In late March 2020, after the first coronavirus case was confirmed in the western city of Lautoka, police manning a roadblock outside the city prevented delivery of the Fiji Times, the country’s only independent daily. Its pro-government rival, the Fiji Sun, was meanwhile distributed without any problem.

Fiji is ranked 52nd out of 180 countries in RSF's 2020 World Press Freedom Index. RSF said that the media remain "victims of government intimidation".

Two charged for Facebook posts

On 12th June 2020, a 47-year-old businesswoman was charged with one count of committing a malicious act contrary to Section 15 (a) of the Public Order (Amendment) Act.

The woman, Faith Grace, reportedly shared misinformation on Facebook that Queen Victoria School, a boarding school, would be closed by the government and teachers and current students would be relocated to other schools. She had also allegedly called for a protest against the matter. Her post was “allegedly intended to create or foster public alarm, anxiety or disaffection”.

Under her bail conditions, Grace has been ordered not to obtain any travel documents and not to reoffend while on bail. The case has been adjourned to 21st September for a plea.

In another case, in April 2020, a legal consultant, Meline Buadromo was charged for violating the Public Order Act over a social media post accusing the police of being responsible for the death of a remand prisoner. Police said the man died while being transferred to the hospital from the corrections facility and was therefore in the custody of prison officials and not police. Buadromo also claimed the victim was arrested for breaching curfew but police said the man had been held on burglary charges.

UN and regional Special Rapporteurs have made clear in a joint declaration on freedom of expression and “fake news” that “general prohibitions on the dissemination of information based on vague and ambiguous ideas, including ‘false news’ or ‘non-objective information’, are incompatible with international standards for restrictions on freedom of expression”.


Police raid opposition political party offices 

On 9th June 2020, Fiji police raided the offices of two opposition political parties, due to anti-government social media posts.

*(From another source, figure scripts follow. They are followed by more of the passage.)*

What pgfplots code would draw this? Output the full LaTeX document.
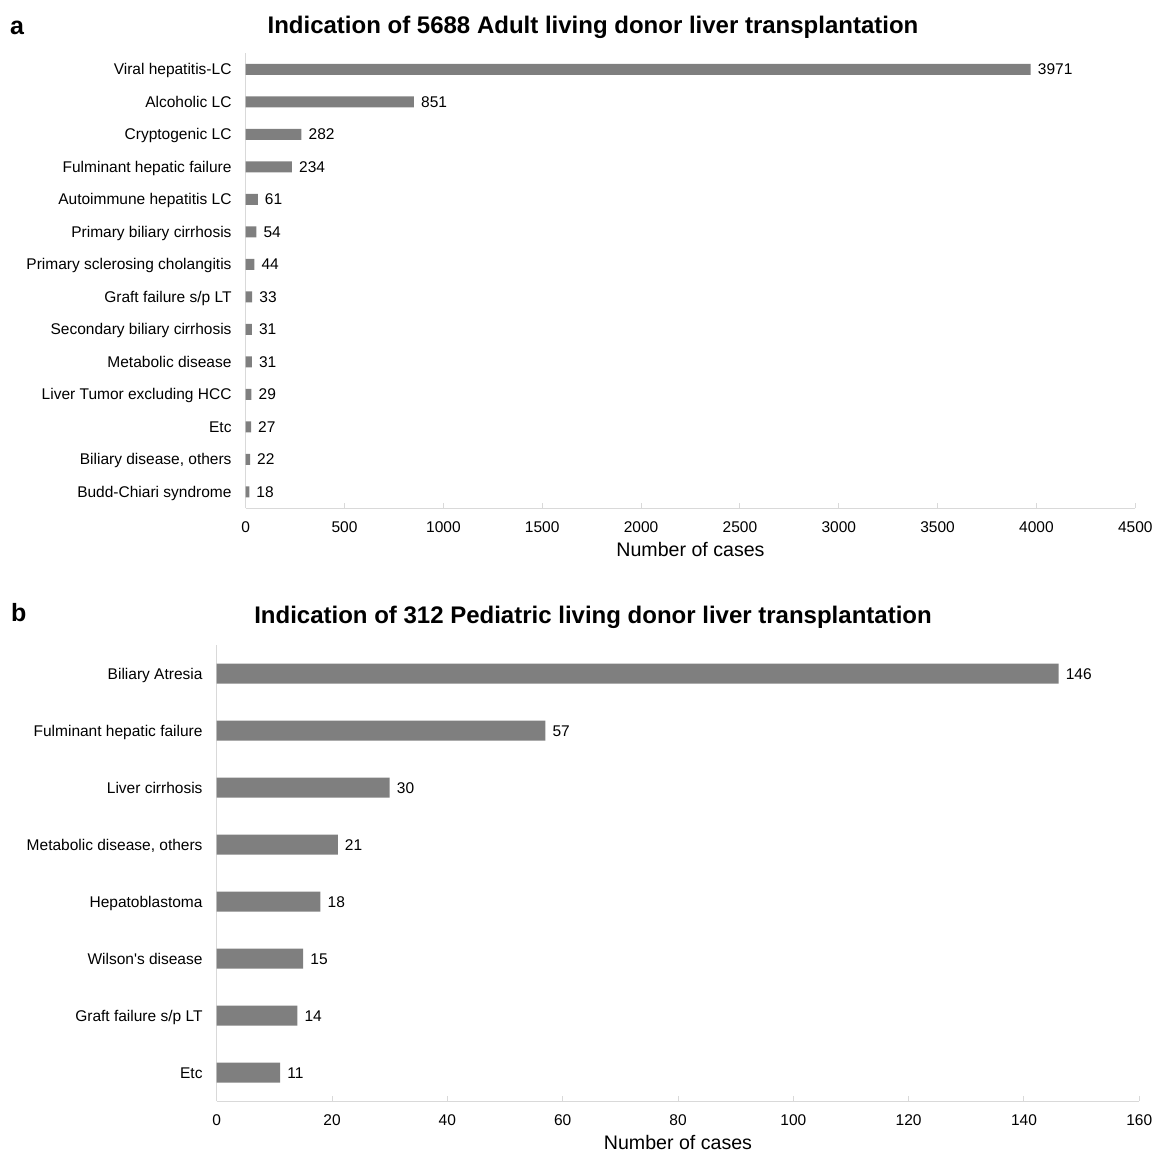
\documentclass[border=0pt]{standalone}
\usepackage{pgfplots}
\pgfplotsset{compat=1.18}
\usepackage{fontspec}
\setmainfont{Liberation Sans}
\definecolor{barg}{HTML}{7F7F7F}
\definecolor{axg}{HTML}{D9D9D9}
\newcommand{\lblfont}{\fontsize{15.5}{18}\selectfont}
\pgfplotsset{
  mystyle/.style={
    scale only axis, xbar, bar shift=0pt,
    axis x line*=bottom, axis y line*=left,
    axis line style={axg, line width=1pt},
    xtick style={axg, line width=1pt}, major tick length=5pt, tick align=inside,
    ytick style={draw=none},
    /pgf/number format/assume math mode=true,
    /pgf/number format/1000 sep={},
    scaled x ticks=false,
    tick label style={font=\lblfont, text=black},
    xticklabel style={anchor=base, inner sep=0pt, yshift=-24.3pt},
    yticklabel style={anchor=base east, inner sep=0pt, xshift=-14pt, yshift=-5.5pt},
    point meta=x,
    nodes near coords,
    nodes near coords style={anchor=base west, inner sep=0pt, xshift=7pt, yshift=-5.5pt, font=\lblfont, text=black},
    xlabel style={at={(axis description cs:0.5,0)}, anchor=base, yshift=-48pt, font=\fontsize{19.6}{23}\selectfont},
    xlabel={Number of cases},
    clip=false,
  }
}
\begin{document}
\begin{tikzpicture}
\useasboundingbox (0,0) rectangle (1153pt,-1151pt);
\node[anchor=base west, inner sep=0pt, font=\bfseries\fontsize{25}{29}\selectfont] at (10pt,-34.3pt) {a};
\node[anchor=base, inner sep=0pt, font=\bfseries\fontsize{24}{28}\selectfont] at (593pt,-33.3pt) {Indication of 5688 Adult living donor liver transplantation};
\node[anchor=base west, inner sep=0pt, font=\bfseries\fontsize{25}{29}\selectfont] at (11pt,-621pt) {b};
\node[anchor=base, inner sep=0pt, font=\bfseries\fontsize{24}{28}\selectfont] at (593pt,-623.3pt) {Indication of 312 Pediatric living donor liver transplantation};

\begin{axis}[mystyle,
  at={(245.7pt,-508pt)}, anchor=south west,
  width=889.6pt, height=455pt,
  xmin=0, xmax=4500, xtick={0,500,...,4500},
  ymin=-0.5, ymax=13.5, ytick={0,...,13},
  yticklabels={Budd-Chiari syndrome, {Biliary disease, others}, Etc, Liver Tumor excluding HCC, Metabolic disease, Secondary biliary cirrhosis, Graft failure s/p LT, Primary sclerosing cholangitis, Primary biliary cirrhosis, Autoimmune hepatitis LC, Fulminant hepatic failure\hspace{5pt}, Cryptogenic LC, Alcoholic LC, Viral hepatitis-LC},
  bar width=11pt]
\addplot[fill=barg, draw=none] coordinates {
(3971,13) (851,12) (282,11) (234,10) (61,9) (54,8) (44,7) (33,6) (31,5) (31,4) (29,3) (27,2) (22,1) (18,0)};
\end{axis}

\begin{axis}[mystyle,
  at={(216.7pt,-1101pt)}, anchor=south west,
  width=922.6pt, height=456pt,
  xmin=0, xmax=160, xtick={0,20,...,160},
  ymin=-0.5, ymax=7.5, ytick={0,...,7},
  yticklabels={Etc, Graft failure s/p LT, Wilson\textquotesingle s disease, Hepatoblastoma, {Metabolic disease, others}, Liver cirrhosis, Fulminant hepatic failure, Biliary Atresia},
  bar width=20pt]
\addplot[fill=barg, draw=none] coordinates {
(146,7) (57,6) (30,5) (21,4) (18,3) (15,2) (14,1) (11,0)};
\end{axis}
\end{tikzpicture}
\end{document}
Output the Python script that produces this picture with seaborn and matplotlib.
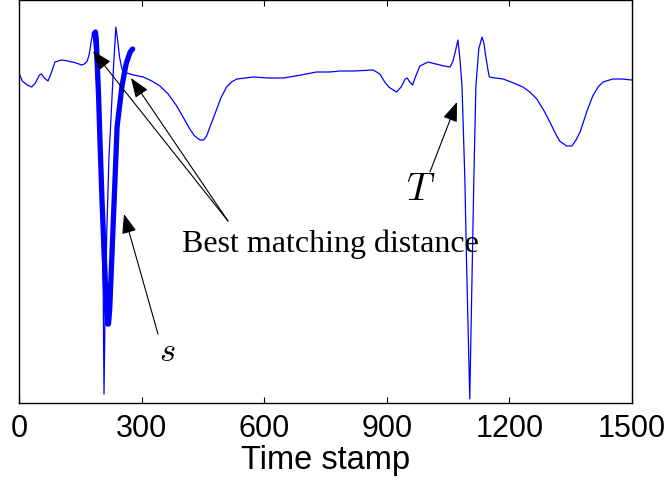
import numpy as np
import pandas as pd
import matplotlib
matplotlib.use("Agg")
import matplotlib.pyplot as plt
import seaborn as sns

# ---- data: long series T (time stamp, amplitude) ----
t_time = [0, 8, 20, 31, 40, 50, 55, 62, 71, 78, 88, 104, 120, 140, 153, 160, 167, 172, 176, 181,
          186, 192, 198, 203, 206, 208, 211, 215, 220, 225, 231, 237, 241, 246, 252, 259, 264, 280,
          304, 325, 345, 365, 386, 400, 418, 430, 443, 452, 459, 470, 484, 495, 508, 520, 533, 574,
          610, 647, 690, 728, 761, 785, 820, 866, 875, 883, 895, 905, 912, 924, 935, 945, 950, 956,
          963, 970, 981, 1001, 1020, 1040, 1055, 1062, 1068, 1074, 1079, 1084, 1091, 1095, 1103,
          1108, 1113, 1118, 1125, 1133, 1138, 1142, 1148, 1151, 1165, 1185, 1210, 1233, 1250, 1267,
          1285, 1299, 1312, 1323, 1340, 1353, 1363, 1373, 1390, 1404, 1417, 1429, 1453, 1475, 1500]
t_pix = [74, 82, 86, 88, 84, 76, 75, 79, 82, 75, 63, 61, 62, 64, 66, 65, 62, 55, 44, 33,
         55, 100, 140, 230, 290, 395, 300, 230, 160, 120, 70, 28, 40, 58, 70, 74, 74, 76,
         78, 82, 87, 95, 107, 117, 130, 137, 141, 141, 137, 125, 110, 98, 88, 83, 80, 78,
         79, 79, 76, 73, 73, 72, 72, 71, 73, 75, 83, 88, 90, 93, 88, 80, 79, 83,
         86, 78, 67, 63, 65, 67, 68, 62, 52, 41, 60, 87, 180, 260, 400,
         290, 180, 87, 50, 38, 45, 57, 72, 78, 79, 80, 84, 88, 93, 100,
         112, 123, 134, 142, 147, 147, 141, 133, 112, 97, 88, 83, 80, 80, 81]
T_values = [(75 - p) / 100 for p in t_pix]

# ---- data: query subsequence s at its best matching location ----
s_time = [184, 187, 189, 191, 195, 198, 203, 210, 214, 217, 219, 222, 226, 233, 240, 252, 262, 272, 278]
s_pix = [35, 33, 40, 60, 100, 140, 200, 270, 310, 325, 325, 310, 270, 200, 128, 87, 65, 53, 50]
s_values = [(75 - p) / 100 for p in s_pix]

x_ticks = [0, 300, 600, 900, 1200, 1500]

sns.set_theme(style="white")
plt.rcParams["font.family"] = ["Liberation Sans", "DejaVu Sans"]
plt.rcParams["mathtext.fontset"] = "cm"
plt.rcParams["text.color"] = "black"
plt.rcParams["axes.labelcolor"] = "black"

fig = plt.figure(figsize=(6.72, 4.81), dpi=100)
ax = fig.add_axes([19 / 672, 77 / 481, 613 / 672, 403 / 481])

dfT = pd.DataFrame({"time": t_time, "value": T_values})
dfs = pd.DataFrame({"time": s_time, "value": s_values})
sns.lineplot(data=dfT, x="time", y="value", color="#0000ff", lw=0.9, ax=ax)
sns.lineplot(data=dfs, x="time", y="value", color="#0000ff", lw=3.8, ax=ax)
ax.lines[-1].set_solid_capstyle("round")
ax.lines[-1].set_solid_joinstyle("round")

ax.set_xlim(0, 1500)
ax.set_ylim((75 - 404) / 100, (75 - 1) / 100)
ax.set_xticks(x_ticks)
ax.set_xticklabels([str(v) for v in x_ticks])
ax.set_yticks([])
ax.set_ylabel("")
ax.set_xlabel("Time stamp", fontsize=23.5, labelpad=1, color="black")
ax.tick_params(axis="x", direction="in", top=True, bottom=True, length=4.5, width=0.8,
               labelsize=22, pad=7, colors="black")
for sp in ax.spines.values():
    sp.set_color("black")
    sp.set_linewidth(1.0)


def px2t(px):
    return (px - 19) / 0.4087


def py2v(py):
    return (75 - py) / 100


arrow = dict(arrowstyle="-|>,head_length=0.8,head_width=0.3", color="black", lw=0.8,
             shrinkA=0, shrinkB=0, mutation_scale=15)
tail = (px2t(228), py2v(222))
ax.annotate("", xy=(px2t(93), py2v(52)), xytext=tail, arrowprops=arrow)
ax.annotate("", xy=(px2t(131), py2v(79)), xytext=tail, arrowprops=arrow)
ax.text(px2t(330), py2v(244), "Best matching distance", ha="center", va="center",
        fontsize=23, color="black", family=["Liberation Serif", "DejaVu Serif"])

ax.annotate("", xy=(px2t(124), py2v(215)), xytext=(px2t(158), py2v(335)), arrowprops=arrow)
ax.text(px2t(167), py2v(352), r"$s$", ha="center", va="center", fontsize=25, color="black")

ax.annotate("", xy=(px2t(457), py2v(103)), xytext=(px2t(430), py2v(173)), arrowprops=arrow)
ax.text(px2t(421), py2v(190), r"$T$", ha="center", va="center", fontsize=28, color="black")

fig.savefig("out.png", dpi=100)
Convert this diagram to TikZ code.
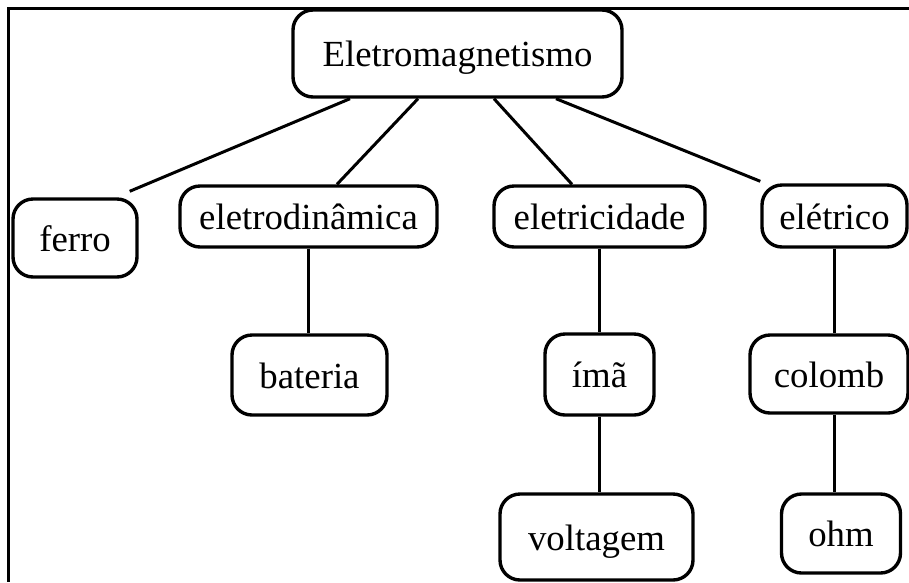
\documentclass[tikz,border=0pt]{standalone}
\usepackage{fontspec}
\setmainfont{Liberation Serif}
\usetikzlibrary{positioning}
\tikzset{
	conceito/.style={draw, line width=3.4pt, rounded corners=20pt, inner sep=0pt, text height=30pt, text depth=4pt, font=\fontsize{36.8}{40}\selectfont},
	ligacao/.style={line width=3pt}
}

\begin{document}
\begin{tikzpicture}[x=1pt,y=-1pt]
			\useasboundingbox (0,0) rectangle (909,582);
			\draw[line width=3pt] (909,8) -- (8,8) -- (8,582);
			\node[conceito, minimum width=329pt, minimum height=87pt] (eletromag) at (457.5,53.5) {Eletromagnetismo};
			\node[conceito, minimum width=124pt, minimum height=78pt] (ferro) at (75,238) {ferro};
			\node[conceito, minimum width=257pt, minimum height=61pt] (eletrodin) at (308.5,216.5) {eletrodinâmica};
			\node[conceito, minimum width=211pt, minimum height=61pt] (eletricid) at (599.5,216.5) {eletricidade};
			\node[conceito, minimum width=145pt, minimum height=62pt] (eletrico) at (834.5,216) {elétrico};
			\node[conceito, minimum width=155pt, minimum height=80pt] (bateria) at (309.5,375) {bateria};
			\node[conceito, minimum width=109pt, minimum height=81pt] (ima) at (599.5,374.5) {ímã};
			\node[conceito, minimum width=158pt, minimum height=78pt] (colomb) at (829,374) {colomb};
			\node[conceito, minimum width=193pt, minimum height=86pt] (voltagem) at (596.5,537) {voltagem};
			\node[conceito, minimum width=119pt, minimum height=79pt] (ohm) at (841,533.5) {ohm};
			\path[ligacao]
			([xshift=-107.5pt]eletromag.south) edge ([xshift=-9pt,yshift=6pt]ferro.north east)
			([xshift=-39.5pt]eletromag.south) edge ([xshift=28.5pt]eletrodin.north)
			([xshift=36.5pt]eletromag.south) edge ([xshift=-27.5pt]eletricid.north)
			([xshift=98.5pt]eletromag.south) edge ([yshift=2pt]eletrico.north west)
			(eletrodin.south) edge (eletrodin.south |- bateria.north)
			(eletricid.south) edge (ima.north)
			(ima.south) edge (ima.south |- voltagem.north)
			(eletrico.south) edge (eletrico.south |- colomb.north)
			(colomb.south -| eletrico.south) edge (eletrico.south |- ohm.north);
		\end{tikzpicture}
\end{document}
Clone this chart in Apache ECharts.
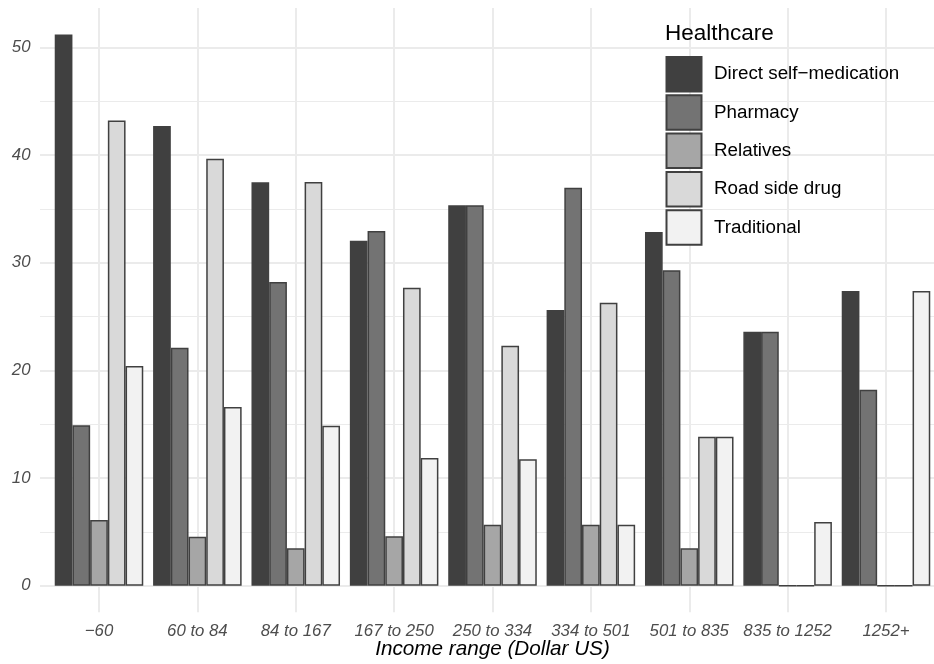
<!DOCTYPE html>
<html><head><meta charset="utf-8">
<script src="https://cdn.jsdelivr.net/npm/echarts@6/dist/echarts.min.js"></script>
<style>html,body{margin:0;padding:0;background:#fff}#c{width:934px;height:664px}</style>
</head><body><div id="c"></div>
<script>
const categories = ['\u221260', '60 to 84', '84 to 167', '167 to 250', '250 to 334', '334 to 501', '501 to 835', '835 to 1252', '1252+'];
const seriesNames = ['Direct self\u2212medication', 'Pharmacy', 'Relatives', 'Road side drug', 'Traditional'];
const directSelfMedication = [51.2, 42.7, 37.46, 32.04, 35.33, 25.6, 32.85, 23.59, 27.37];
const pharmacy = [14.9, 22.1, 28.2, 32.94, 35.33, 36.96, 29.3, 23.59, 18.2];
const relatives = [6.1, 4.55, 3.47, 4.6, 5.66, 5.66, 3.47, 0, 0];
const roadSideDrug = [43.2, 39.65, 37.5, 27.67, 22.29, 26.28, 13.84, 0, 0];
const traditional = [20.4, 16.6, 14.85, 11.86, 11.74, 5.66, 13.84, 5.92, 27.37];
const yTickStep = 10;
const fills = ['#404040', '#737373', '#a6a6a6', '#d9d9d9', '#f2f2f2'];
const values = [directSelfMedication, pharmacy, relatives, roadSideDrug, traditional];

const FONT = "'Liberation Sans', Arial, sans-serif";
const chart = echarts.init(document.getElementById('c'), null, {renderer: 'canvas'});
chart.setOption({
  animation: false,
  backgroundColor: '#ffffff',
  title: {
    text: 'Healthcare', left: 665, top: 22, padding: 0,
    textStyle: {fontFamily: FONT, fontSize: 22.5, fontWeight: 'normal', color: '#000000'}
  },
  legend: {
    orient: 'vertical', left: 665.5, top: 56, padding: 0,
    itemWidth: 35, itemHeight: 34.5, itemGap: 1.8,
    icon: 'rect',
    data: seriesNames,
    textStyle: {fontFamily: FONT, fontSize: 18.8, color: '#000000', padding: [0, 0, 0, 7.5]}
  },
  grid: [
    {left: 40, right: 0, top: -6.5, bottom: 78.3, containLabel: false, outerBoundsMode: 'none'},
    {left: 99, right: 48, top: 8, bottom: 51.7, containLabel: false, outerBoundsMode: 'none'}
  ],
  xAxis: [
    {gridIndex: 0, type: 'value', min: 0, max: 1, show: false},
    {
      gridIndex: 1, type: 'category', data: categories, boundaryGap: false,
      axisLine: {show: false}, axisTick: {show: false},
      splitLine: {show: true, lineStyle: {color: '#ebebeb', width: 2}},
      axisLabel: {margin: 11, fontFamily: FONT, fontSize: 16.8, fontStyle: 'italic', color: '#4d4d4d', interval: 0},
      name: 'Income range (Dollar US)', nameLocation: 'middle', nameGap: 26, nameMoveOverlap: false,
      nameTextStyle: {fontFamily: FONT, fontSize: 20.7, fontStyle: 'italic', color: '#000000'}
    }
  ],
  yAxis: [
    {
      gridIndex: 0, type: 'value', min: 0, max: 55, interval: yTickStep,
      axisLine: {show: false}, axisTick: {show: false},
      splitLine: {show: true, lineStyle: {color: '#ebebeb', width: 2}},
      minorTick: {show: false, splitNumber: 2},
      minorSplitLine: {show: true, lineStyle: {color: '#ebebeb', width: 1.1}},
      axisLabel: {
        margin: 9.5, fontFamily: FONT, fontSize: 16.8, fontStyle: 'italic', color: '#4d4d4d',
        formatter: v => (v % yTickStep === 0 ? String(v) : '')
      }
    },
    {gridIndex: 1, type: 'value', min: -2.47, max: 53.65, show: false, splitLine: {show: false}}
  ],
  series: seriesNames.map((name, i) => ({
    name: name, type: 'bar', xAxisIndex: 1, yAxisIndex: 1,
    data: values[i], clip: false,
    barCategoryGap: '10%', barGap: '0%',
    itemStyle: {color: fills[i], borderColor: '#404040', borderWidth: 1.5},
    emphasis: {disabled: true}
  }))
});
</script></body></html>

According to reports, police raided the office of the National Federation Party (NFP) headquarters and the suspended Social Democratic Liberal Party (SODELPA) after interrogating Ferrel Khan, who is renowned for his anti-government postings on social media sites under his name and on pages such as the Fiji Exposed Forum.

Khan had claimed to have worked for political parties and individual opposition politicians and was getting paid. NFP and SODELPA have both denied that they had anything to do with Khan.

He had approached the Fijian Broadcasting Corporation (FBC) in February 2020, wanting to come clean about his dealings. Following this meeting, FBC gave Khan a pen camera and told him to bring evidence of his claims, but four months later nothing has been forthcoming.